In particular, he said the plan reflects plenty of new R&D projects and products for the next generation, such as artificial intelligence, smart sensors, clean technology, food technology and any high-impact technology to provide a stepping stone for the creation of new growth industries in the future.
“The expanded R&D budget will be used especially to support the creation of new industries to catch up with the New Industrial Master Plan 2030.
“We support the mySTI initiative; we do hope certain budget allocation should address the enhancement for prototype to pilot commercial stage, as this is very crucial to make the R&D result into a Real Commercialisation result, indirectly cultivating more fruitful R&D outcomes, enhancing R&D productivity and innovation, and unlocking R&D resources,” he said.
Tax incentives
Soh also wishes that Budget 2024 would include a double tax deduction incentive to cover ESG-related initiatives, including consultancy and certification fees and expenditures for those requiring external expertise with the ESG, CBAM and EUDR compliance programmes.
To support green manufacturing practices, green energy consumption and renewable energy (RE) initiatives, Soh urged the government to review and improve current policy and terms for imports of RE components, including incentivising component manufacturers to invest in Malaysia.

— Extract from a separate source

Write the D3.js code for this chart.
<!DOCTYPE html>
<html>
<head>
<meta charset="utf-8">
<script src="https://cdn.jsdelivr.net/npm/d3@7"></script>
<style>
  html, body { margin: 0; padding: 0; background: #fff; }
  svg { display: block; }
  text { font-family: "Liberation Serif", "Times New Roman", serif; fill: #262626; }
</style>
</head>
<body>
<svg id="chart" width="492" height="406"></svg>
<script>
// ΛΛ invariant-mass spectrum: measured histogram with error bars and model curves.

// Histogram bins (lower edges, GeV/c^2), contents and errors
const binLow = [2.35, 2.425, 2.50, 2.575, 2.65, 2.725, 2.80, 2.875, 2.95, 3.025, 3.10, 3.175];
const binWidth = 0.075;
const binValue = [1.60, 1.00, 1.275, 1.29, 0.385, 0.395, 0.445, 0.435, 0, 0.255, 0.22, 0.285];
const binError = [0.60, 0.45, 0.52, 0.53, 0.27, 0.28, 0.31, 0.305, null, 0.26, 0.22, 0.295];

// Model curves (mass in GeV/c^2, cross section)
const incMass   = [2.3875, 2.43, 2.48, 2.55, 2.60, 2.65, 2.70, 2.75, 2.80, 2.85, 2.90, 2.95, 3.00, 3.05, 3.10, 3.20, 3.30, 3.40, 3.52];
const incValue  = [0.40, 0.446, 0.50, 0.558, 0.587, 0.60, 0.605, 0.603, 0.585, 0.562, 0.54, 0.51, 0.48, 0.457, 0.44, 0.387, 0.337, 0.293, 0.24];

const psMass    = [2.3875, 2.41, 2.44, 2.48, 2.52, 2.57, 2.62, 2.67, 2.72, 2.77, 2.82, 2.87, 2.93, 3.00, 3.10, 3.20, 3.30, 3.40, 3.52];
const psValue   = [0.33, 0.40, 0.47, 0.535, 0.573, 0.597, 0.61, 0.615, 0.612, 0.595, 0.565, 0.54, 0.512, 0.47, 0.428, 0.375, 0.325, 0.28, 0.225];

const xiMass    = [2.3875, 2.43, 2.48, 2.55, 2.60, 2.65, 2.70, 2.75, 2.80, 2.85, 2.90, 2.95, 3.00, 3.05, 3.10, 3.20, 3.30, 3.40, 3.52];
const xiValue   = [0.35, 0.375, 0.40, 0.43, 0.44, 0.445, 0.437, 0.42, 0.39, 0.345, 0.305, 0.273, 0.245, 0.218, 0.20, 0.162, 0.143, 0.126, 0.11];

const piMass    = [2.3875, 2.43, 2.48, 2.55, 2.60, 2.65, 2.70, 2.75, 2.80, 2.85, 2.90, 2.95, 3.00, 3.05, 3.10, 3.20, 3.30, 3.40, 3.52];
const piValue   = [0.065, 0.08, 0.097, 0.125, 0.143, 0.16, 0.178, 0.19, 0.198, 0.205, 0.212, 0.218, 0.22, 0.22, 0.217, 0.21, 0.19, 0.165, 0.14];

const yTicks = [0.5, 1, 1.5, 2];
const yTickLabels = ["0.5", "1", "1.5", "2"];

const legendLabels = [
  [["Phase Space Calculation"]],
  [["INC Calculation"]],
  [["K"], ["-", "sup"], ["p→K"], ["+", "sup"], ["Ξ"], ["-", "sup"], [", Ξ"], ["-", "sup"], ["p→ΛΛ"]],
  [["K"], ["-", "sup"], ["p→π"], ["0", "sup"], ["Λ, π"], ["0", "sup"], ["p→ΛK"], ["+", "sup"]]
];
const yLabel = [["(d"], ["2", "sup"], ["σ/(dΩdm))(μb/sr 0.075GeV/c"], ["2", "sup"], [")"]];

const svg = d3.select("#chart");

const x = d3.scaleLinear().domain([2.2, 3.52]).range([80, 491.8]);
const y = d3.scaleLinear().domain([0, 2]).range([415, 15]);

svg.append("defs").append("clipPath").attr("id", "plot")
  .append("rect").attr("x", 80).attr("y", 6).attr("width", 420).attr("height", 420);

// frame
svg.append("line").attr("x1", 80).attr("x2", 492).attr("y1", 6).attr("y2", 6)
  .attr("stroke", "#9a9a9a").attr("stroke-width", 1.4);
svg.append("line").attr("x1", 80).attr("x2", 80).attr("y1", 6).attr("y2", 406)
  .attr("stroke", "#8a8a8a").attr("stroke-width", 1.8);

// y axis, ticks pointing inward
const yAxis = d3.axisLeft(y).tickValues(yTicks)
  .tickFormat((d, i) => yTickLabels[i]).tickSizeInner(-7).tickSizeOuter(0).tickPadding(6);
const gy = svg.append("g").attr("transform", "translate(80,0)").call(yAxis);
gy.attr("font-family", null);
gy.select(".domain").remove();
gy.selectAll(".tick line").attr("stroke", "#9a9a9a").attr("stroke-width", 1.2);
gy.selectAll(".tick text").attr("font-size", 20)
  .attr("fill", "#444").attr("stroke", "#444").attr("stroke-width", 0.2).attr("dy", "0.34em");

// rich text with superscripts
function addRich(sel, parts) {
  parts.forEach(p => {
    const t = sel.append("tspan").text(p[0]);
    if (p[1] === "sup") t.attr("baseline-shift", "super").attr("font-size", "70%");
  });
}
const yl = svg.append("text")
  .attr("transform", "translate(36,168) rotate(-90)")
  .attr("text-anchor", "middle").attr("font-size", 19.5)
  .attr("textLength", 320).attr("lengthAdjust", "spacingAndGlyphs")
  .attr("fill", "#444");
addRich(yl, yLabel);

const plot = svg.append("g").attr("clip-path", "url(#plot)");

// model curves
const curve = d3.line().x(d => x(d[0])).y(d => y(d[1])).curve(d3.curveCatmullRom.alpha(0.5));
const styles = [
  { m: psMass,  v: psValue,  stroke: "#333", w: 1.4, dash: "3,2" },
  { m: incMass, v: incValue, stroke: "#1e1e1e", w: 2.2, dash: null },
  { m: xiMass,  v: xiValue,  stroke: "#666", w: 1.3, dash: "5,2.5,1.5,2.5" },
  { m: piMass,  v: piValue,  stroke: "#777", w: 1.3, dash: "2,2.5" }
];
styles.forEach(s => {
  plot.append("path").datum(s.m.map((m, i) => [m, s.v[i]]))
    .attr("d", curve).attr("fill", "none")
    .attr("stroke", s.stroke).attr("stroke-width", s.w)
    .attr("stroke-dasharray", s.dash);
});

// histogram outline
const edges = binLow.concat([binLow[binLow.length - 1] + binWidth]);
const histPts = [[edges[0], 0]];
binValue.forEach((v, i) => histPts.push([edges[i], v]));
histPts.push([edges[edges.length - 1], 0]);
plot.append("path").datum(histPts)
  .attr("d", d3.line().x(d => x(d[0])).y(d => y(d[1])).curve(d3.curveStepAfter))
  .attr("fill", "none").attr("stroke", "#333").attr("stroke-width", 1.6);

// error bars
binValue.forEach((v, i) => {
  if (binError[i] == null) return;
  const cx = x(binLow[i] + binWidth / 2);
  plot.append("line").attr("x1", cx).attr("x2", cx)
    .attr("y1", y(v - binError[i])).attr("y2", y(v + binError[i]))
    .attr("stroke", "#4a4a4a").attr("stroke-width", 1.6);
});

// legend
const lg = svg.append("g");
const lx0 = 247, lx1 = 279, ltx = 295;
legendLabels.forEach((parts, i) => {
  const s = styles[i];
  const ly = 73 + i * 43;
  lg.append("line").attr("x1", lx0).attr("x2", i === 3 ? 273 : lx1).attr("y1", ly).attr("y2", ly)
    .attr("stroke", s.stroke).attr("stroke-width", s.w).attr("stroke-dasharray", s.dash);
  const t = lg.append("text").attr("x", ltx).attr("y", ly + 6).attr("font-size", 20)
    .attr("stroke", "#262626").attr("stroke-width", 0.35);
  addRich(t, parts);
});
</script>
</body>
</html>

“Further extension of the special reinvestment allowance (should be announced) to help existing manufacturers improve competitiveness and productivity through continual upgrading, expansion and diversification during this recovery period.

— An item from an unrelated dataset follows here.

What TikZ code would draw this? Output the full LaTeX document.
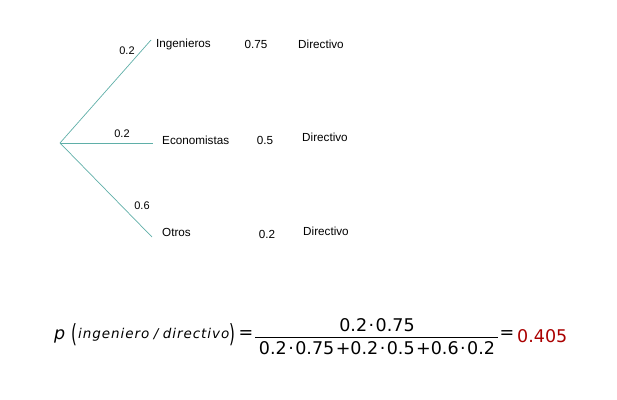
\documentclass[tikz,border=0pt]{standalone}
\usepackage{fontspec}
\setmainfont{Liberation Sans}
\newfontfamily\verd{DejaVu Sans}
\newfontfamily\verdit[LetterSpace=7]{DejaVu Sans Oblique}
\begin{document}
\begin{tikzpicture}[x=1pt,y=-1pt,
  br/.style={draw={rgb,255:red,95;green,175;blue,168}, line width=0.7pt},
  lbl/.style={font=\fontsize{11.7}{13}\selectfont, inner sep=0pt},
  pr/.style={font=\fontsize{11}{12}\selectfont, inner sep=0pt},
  fm/.style={font=\verd\fontsize{17.5}{20}\selectfont, inner sep=0pt},
  par/.style={inner sep=0pt,font=\verd\fontsize{20}{22}\selectfont}]
\useasboundingbox (0,0) rectangle (617,399);
\coordinate (root) at (60,143);
\coordinate (e1) at (151,40);
\coordinate (e2) at (153,143);
\coordinate (e3) at (152,237);
\draw[br] (root) -- (e1);
\draw[br] (root) -- (e2);
\draw[br] (root) -- (e3);
\node[pr] (p1) at (127,51) {0.2};
\node[pr] (p2) at (122,134) {0.2};
\node[pr] (p3) at (142,206) {0.6};
\node[lbl,anchor=west] (ing) at (156,44) {Ingenieros};
\node[lbl,anchor=west] (eco) at (162,140) {Economistas};
\node[lbl,anchor=west] (otr) at (162,232) {Otros};
\node[lbl] (c1) at (256,44) {0.75};
\node[lbl] (c2) at (265,140) {0.5};
\node[lbl] (c3) at (267,234) {0.2};
\node[lbl,anchor=west] (d1) at (298,44) {Directivo};
\node[lbl,anchor=west] (d2) at (302,137) {Directivo};
\node[lbl,anchor=west] (d3) at (303,231) {Directivo};
% formula
\node[fm,anchor=west] (p) at (54,336) {\itshape p};
\node[par] (lp) at (74,335) {\scalebox{0.75}[1.25]{(}};
\node[inner sep=0pt,font=\verdit\fontsize{13.5}{15}\selectfont,anchor=west] (arg) at (78,335) {ingeniero\,\,/\,\,directivo};
\node[par] (rp) at (232,335) {\scalebox{0.75}[1.25]{)}};
\node[fm] (eq1) at (246,335) {=};
\coordinate (fa) at (255,337.5);
\coordinate (fb) at (498,337.5);
\draw[line width=0.8pt] (fa) -- (fb);
\node[fm] (num) at (377,325) {0.2\kern1.5pt·\kern1.5pt0.75};
\node[fm] (den) at (377,348) {0.2\kern1.5pt·\kern1.5pt0.75\kern1.5pt+0.2\kern1.5pt·\kern1.5pt0.5\kern1.5pt+0.6\kern1.5pt·\kern1.5pt0.2};
\node[fm] (eq2) at (507,335) {=};
\node[fm,anchor=west,text={rgb,255:red,170;green,0;blue,0}] (res) at (517,336) {0.405};
\end{tikzpicture}
\end{document}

“There should be double tax deductions for implementation of Lean management system, which is designed to assist companies to improve productivity, lower costs, enhance technical skills and improve the efficiency of work processes in readiness to bring industries to the next level of industrialisation,” he said.

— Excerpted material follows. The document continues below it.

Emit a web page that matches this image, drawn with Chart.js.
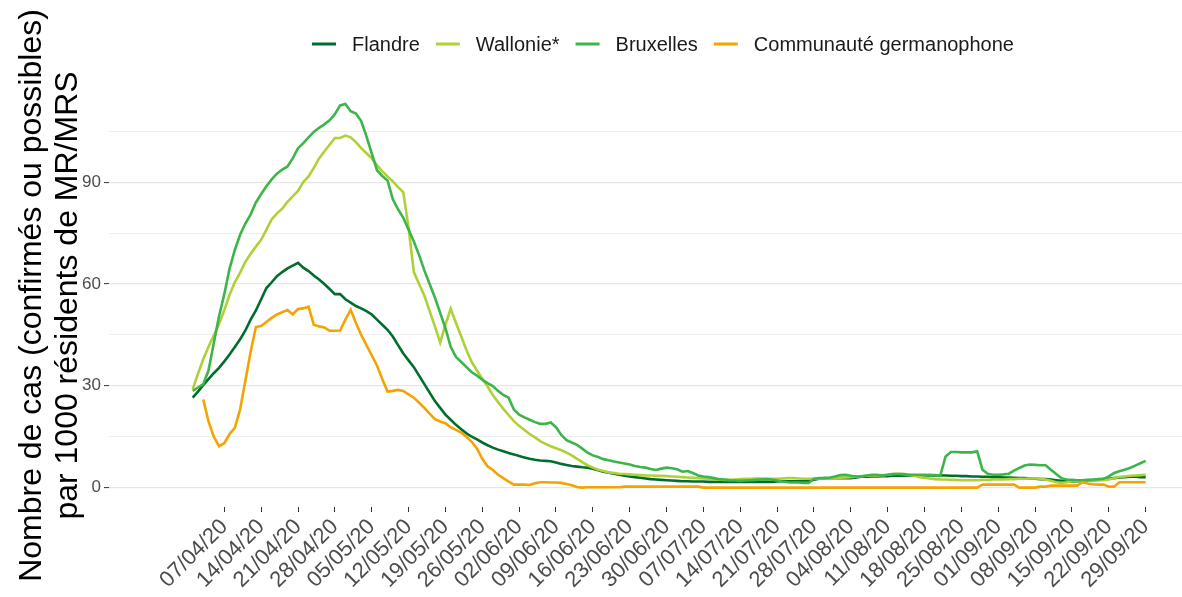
<!DOCTYPE html>
<html>
<head>
<meta charset="utf-8">
<script src="https://cdn.jsdelivr.net/npm/chart.js@4/dist/chart.umd.min.js"></script>
<style>
  html, body { margin: 0; padding: 0; background: #fff; }
  #wrap { width: 1182px; height: 597px; }
</style>
</head>
<body>
<div id="wrap"><canvas id="chart" width="1182" height="597"></canvas></div>
<script>
// x = jours depuis le 01/04/20
const startDate = "01/04/20";

const tickDays = [6, 13, 20, 27, 34, 41, 48, 55, 62, 69, 76, 83, 90, 97, 104, 111, 118, 125, 132, 139, 146, 153, 160, 167, 174, 181];
const tickLabels = ["07/04/20", "14/04/20", "21/04/20", "28/04/20", "05/05/20", "12/05/20", "19/05/20", "26/05/20",
    "02/06/20", "09/06/20", "16/06/20", "23/06/20", "30/06/20", "07/07/20", "14/07/20", "21/07/20", "28/07/20",
    "04/08/20", "11/08/20", "18/08/20", "25/08/20", "01/09/20", "08/09/20", "15/09/20", "22/09/20", "29/09/20"];

const yTicks = [0, 15, 30, 45, 60, 75, 90, 105];

const flandre = [
    26.5, 28.3, 30.2, 32, 33.7, 35.3, 37.2, 39.2, 41.4, 43.7,
    46.3, 49.5, 52.2, 55.5, 58.8, 60.5, 62.3, 63.5, 64.6, 65.4,
    66.2, 64.8, 63.8, 62.5, 61.3, 60, 58.5, 57, 57, 55.5,
    54.5, 53.5, 52.8, 52, 51, 49.5, 48, 46.5, 44.5, 42,
    39.5, 37.5, 35.5, 33, 30.5, 28, 25.5, 23.5, 21.5, 20,
    18.5, 17.2, 16, 15, 14.2, 13.3, 12.5, 11.8, 11.2, 10.7,
    10.2, 9.8, 9.3, 8.9, 8.5, 8.2, 8.0, 7.9, 7.8, 7.4,
    7.0, 6.7, 6.4, 6.2, 6.0, 5.9, 5.6, 5.1, 4.7, 4.4,
    4.1, 3.8, 3.5, 3.3, 3.1, 2.9, 2.7, 2.5, 2.4, 2.3,
    2.2, 2.1, 2.0, 1.9, 1.9, 1.8, 1.8, 1.8, 1.7, 1.7,
    1.7, 1.7, 1.7, 1.7, 1.7, 1.7, 1.7, 1.7, 1.7, 1.7,
    1.7, 1.8, 1.9, 1.9, 1.9, 1.9, 1.9, 1.9, 2.3, 2.6,
    2.8, 2.8, 2.8, 2.8, 2.8, 2.8, 3.0, 3.2, 3.2, 3.3,
    3.3, 3.4, 3.4, 3.5, 3.5, 3.5, 3.6, 3.6, 3.6, 3.6,
    3.7, 3.6, 3.6, 3.6, 3.5, 3.5, 3.4, 3.4, 3.3, 3.3,
    3.2, 3.2, 3.1, 3.1, 3.0, 3.0, 2.9, 2.8, 2.8, 2.7,
    2.6, 2.5, 2.5, 2.4, 2.2, 2.0, 1.8, 1.8, 1.9, 2.0,
    2.1, 2.2, 2.3, 2.5, 2.6, 2.8, 3.0, 3.1, 3.2, 3.2,
    3.1, 3.1
];

const wallonie = [
    29, 33.5, 37.8, 41.5, 44.8, 48.2, 52.3, 56.8, 60.5, 63.3,
    66.5, 68.9, 71, 73, 76, 79, 80.8, 82.2, 84.2, 85.8,
    87.4, 90, 91.7, 94.2, 97, 99, 101, 103, 103, 103.7,
    103.2, 101.8, 100, 98.5, 97, 95, 93.2, 91.7, 90.2, 88.5,
    87, 76.5, 63.5, 60, 56.5, 52, 47.5, 42.7, 48, 52.7,
    48.5, 44.5, 40.5, 37, 34.5, 32, 29.8, 27.3, 25.2, 23.2,
    21.4, 19.6, 18.2, 17, 15.8, 14.8, 13.7, 12.9, 12.2, 11.6,
    11, 10.3, 9.5, 8.5, 7.5, 6.6, 5.9, 5.3, 4.9, 4.5,
    4.3, 4.1, 4.0, 3.9, 3.8, 3.7, 3.6, 3.6, 3.5, 3.5,
    3.4, 3.3, 3.2, 3.1, 3.0, 2.9, 2.8, 2.7, 2.6, 2.5,
    2.4, 2.3, 2.3, 2.4, 2.5, 2.6, 2.6, 2.7, 2.7, 2.6,
    2.6, 2.6, 2.7, 2.8, 2.8, 2.7, 2.6, 2.6, 2.6, 2.6,
    2.7, 2.7, 2.8, 2.9, 3.0, 3.1, 3.3, 3.4, 3.5, 3.6,
    3.6, 3.7, 3.8, 4.0, 4.1, 4.1, 3.8, 3.5, 3.1, 2.9,
    2.7, 2.5, 2.4, 2.4, 2.3, 2.3, 2.2, 2.2, 2.2, 2.2,
    2.3, 2.3, 2.4, 2.4, 2.4, 2.5, 2.5, 2.6, 2.6, 2.7,
    2.7, 2.6, 2.4, 2.0, 1.6, 1.4, 1.6, 1.9, 2.0, 2.1,
    2.1, 2.2, 2.2, 2.2, 2.4, 2.8, 3.2, 3.3, 3.5, 3.6,
    3.7, 3.8
];

const bruxelles = [
    28.5, 29.5, 30.5, 34.5, 42.5, 50.5, 57, 64.5, 70, 74.5,
    77.8, 80.5, 84, 86.5, 88.8, 90.8, 92.5, 93.7, 94.6, 97,
    100, 101.5, 103.2, 104.8, 106, 107, 108.2, 110, 112.6, 113,
    110.9, 110.2, 108, 103.5, 98.5, 93.5, 91.8, 90.5, 85, 82,
    79.5, 76, 72.5, 68.5, 64, 60, 56, 51.5, 47, 41.5,
    38.5, 37, 35.5, 34, 33, 31.8, 30.8, 29.9, 28.5, 27.3,
    26.5, 23, 21.5, 20.7, 20, 19.3, 18.8, 18.8, 19.2, 17.8,
    15.5, 14, 13.3, 12.6, 11.5, 10.3, 9.5, 9, 8.4, 8.1,
    7.7, 7.4, 7.1, 6.8, 6.4, 6.1, 5.9, 5.5, 5.2, 5.6,
    5.9, 5.7, 5.4, 4.7, 4.9, 4.3, 3.6, 3.3, 3.1, 2.8,
    2.5, 2.4, 2.2, 2.1, 2.0, 2.1, 2.2, 2.3, 2.4, 2.5,
    2.4, 2.1, 1.8, 1.6, 1.5, 1.5, 1.4, 1.4, 2.6, 2.8,
    2.8, 2.9, 3.3, 3.7, 3.8, 3.5, 3.3, 3.3, 3.6, 3.8,
    3.8, 3.6, 3.8, 4.0, 4.0, 3.9, 3.8, 3.8, 3.8, 3.8,
    3.7, 3.7, 3.6, 9.2, 10.5, 10.5, 10.4, 10.4, 10.4, 10.7,
    5.3, 4.1, 3.8, 3.8, 3.9, 4.1, 5.0, 5.8, 6.5, 6.8,
    6.7, 6.6, 6.6, 5.3, 4.0, 2.8, 2.4, 2.3, 2.2, 2.2,
    2.3, 2.4, 2.5, 2.6, 3.3, 4.3, 4.8, 5.3, 5.8, 6.5,
    7.2, 7.9
];

const germanophone = [
    null, null, 26, 19.5, 15, 12.2, 13.1, 15.8, 17.6, 23,
    31.5, 40, 47.3, 47.6, 48.8, 50, 51, 51.7, 52.3, 51,
    52.6, 52.8, 53.3, 48, 47.5, 47.2, 46.2, 46.2, 46.3, 49.5,
    52.4, 48.5, 45, 42, 39, 36, 32, 28.3, 28.5, 28.8,
    28.5, 27.5, 26.5, 25, 23.5, 21.8, 20.2, 19.5, 19, 17.8,
    17, 16.2, 15, 13.5, 11.5, 8.5, 6.3, 5.2, 3.8, 2.8,
    1.8, 0.9, 0.9, 0.9, 0.8, 1.3, 1.6, 1.6, 1.5, 1.5,
    1.4, 1.1, 0.7, 0.2, 0, 0.1, 0.1, 0.1, 0.1, 0.1,
    0.1, 0.1, 0.3, 0.3, 0.3, 0.3, 0.3, 0.3, 0.3, 0.3,
    0.3, 0.3, 0.3, 0.3, 0.3, 0.3, 0.3, 0, 0, 0,
    0, 0, 0, 0, 0, 0, 0, 0, 0, 0,
    0, 0, 0, 0, 0, 0, 0, 0, 0, 0,
    0, 0, 0, 0, 0, 0, 0, 0, 0, 0,
    0, 0, 0, 0, 0, 0, 0, 0, 0, 0,
    0, 0, 0, 0, 0, 0, 0, 0, 0, 0,
    0.9, 0.9, 0.9, 0.9, 0.9, 0.9, 0.9, 0, 0, 0,
    0, 0.3, 0.3, 0.6, 0.6, 0.6, 0.6, 0.6, 0.6, 1.6,
    1.2, 1.0, 0.9, 0.9, 0.3, 0.3, 1.6, 1.6, 1.6, 1.6,
    1.6, 1.6
];

const seriesNames = ["Flandre", "Wallonie*", "Bruxelles", "Communauté germanophone"];
const seriesColors = ["#006d2c", "#add136", "#3db54a", "#f5a300"];
const seriesValues = [flandre, wallonie, bruxelles, germanophone];

const FONT = '"Liberation Sans", Arial, sans-serif';

// légende dessinée à la main, façon ggplot
const refLegend = {
    id: "refLegend",
    afterDraw(chart) {
        const ctx = chart.ctx;
        ctx.save();
        ctx.font = "20px " + FONT;
        const lineW = 24, gap = 16, itemGap = 16;
        const widths = seriesNames.map(n => ctx.measureText(n).width);
        let total = itemGap * (seriesNames.length - 1);
        widths.forEach(w => total += lineW + gap + w);
        let x = 663 - total / 2;
        const y = 44;
        ctx.textBaseline = "middle";
        ctx.textAlign = "left";
        seriesNames.forEach((name, i) => {
            ctx.strokeStyle = seriesColors[i];
            ctx.lineWidth = 3;
            ctx.beginPath();
            ctx.moveTo(x, y);
            ctx.lineTo(x + lineW, y);
            ctx.stroke();
            ctx.fillStyle = "#1a1a1a";
            ctx.fillText(name, x + lineW + gap, y + 1);
            x += lineW + gap + widths[i] + itemGap;
        });
        ctx.restore();
    }
};

const datasets = seriesNames.map((name, i) => ({
    label: name,
    data: seriesValues[i].map((v, d) => ({ x: d, y: v })),
    borderColor: seriesColors[i],
    backgroundColor: seriesColors[i],
    borderWidth: 2.6,
    pointRadius: 0,
    tension: 0,
    spanGaps: false,
    order: seriesNames.length - i
}));

new Chart(document.getElementById("chart"), {
    type: "line",
    data: { datasets: datasets },
    options: {
        responsive: false,
        animation: false,
        layout: { padding: { top: 84, left: 0, right: 0, bottom: 0 } },
        plugins: {
            legend: { display: false },
            tooltip: { enabled: false }
        },
        scales: {
            x: {
                type: "linear",
                min: -15.9,
                max: 187.9,
                afterBuildTicks: (scale) => { scale.ticks = tickDays.map(v => ({ value: v })); },
                afterFit: (scale) => { scale.height = 90; },
                border: { display: false },
                grid: {
                    drawOnChartArea: false,
                    drawTicks: true,
                    tickLength: 5,
                    tickColor: "#333333",
                    tickWidth: 1
                },
                ticks: {
                    autoSkip: false,
                    minRotation: 45,
                    maxRotation: 45,
                    padding: 2,
                    color: "#4d4d4d",
                    font: { family: FONT, size: 22 },
                    callback: (value, index) => tickLabels[index]
                }
            },
            y: {
                min: -5.7,
                max: 118.9,
                afterBuildTicks: (scale) => { scale.ticks = yTicks.map(v => ({ value: v })); },
                afterFit: (scale) => { scale.width = 109; },
                border: { display: false },
                grid: {
                    color: (c) => (c.tick && c.tick.value % 30 === 0) ? "#e6e6e6" : "#efefef",
                    lineWidth: (c) => (c.tick && c.tick.value % 30 === 0) ? 1.2 : 1,
                    drawTicks: true,
                    tickLength: 5,
                    tickColor: (c) => (c.tick && c.tick.value % 30 === 0) ? "#333333" : "rgba(0,0,0,0)",
                    tickWidth: 1
                },
                ticks: {
                    padding: 3,
                    color: "#4d4d4d",
                    font: { family: FONT, size: 17 },
                    callback: (value) => (value % 30 === 0 ? String(value) : "")
                },
                title: {
                    display: true,
                    text: ["Nombre de cas (confirmés ou possibles)", "par 1000 résidents de MR/MRS"],
                    color: "#000000",
                    font: { family: FONT, size: 32, lineHeight: 1.1 },
                    padding: { top: 15, bottom: 0 }
                }
            }
        }
    },
    plugins: [refLegend]
});
</script>
</body>
</html>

To R&D, Soh said the government should grant an automatic double tax deduction to all companies, including mid-tier and larger companies, given their potential to spur innovation and creativity.
On the other hand, Lee opined that personal and corporate income taxes should be reduced, allowing foreign companies to enjoy the tax rates of SMEs, thus increasing the disposable income of individuals and companies.
He also hoped that the government would announce incentives for companies that implement ESG initiatives, such as tax credits or exemptions, to encourage conscientious companies and develop a sound investment environment so that Malaysian companies can face international challenges.
Ensuring availability of skilled workforce
Soh said Budget 2024 should also continue supporting corporate sector collaboration with education and skills training institutions to offer work-integrated learning programmes, such as internships, apprenticeships, and training schemes, as well as curriculum development.
He said the government must also revamp the education system and promote vocational education as well as science, technology, engineering, and mathematics education to reduce skills mismatch and encourage creativity and innovation towards creating a large pool of skilled workers.
“Foreign worker levy should be used for specific purposes to train the local labour force to close the skills gaps amongst locals.
“This would be an effective mechanism to reduce the dependence on foreign workers and at the same time increase the pool of the skilled workforce and technology adoption by industries,” he said.
Soh added that continuous support should also be given to industries participating in employer-led and demand-driven technical and vocational education and training (TVET) models.
“This includes teaching factories, co-ownership models and TVET collaboration hubs with a double deduction on the expenses incurred by the industry for allowable expenses related to such initiatives,” he said.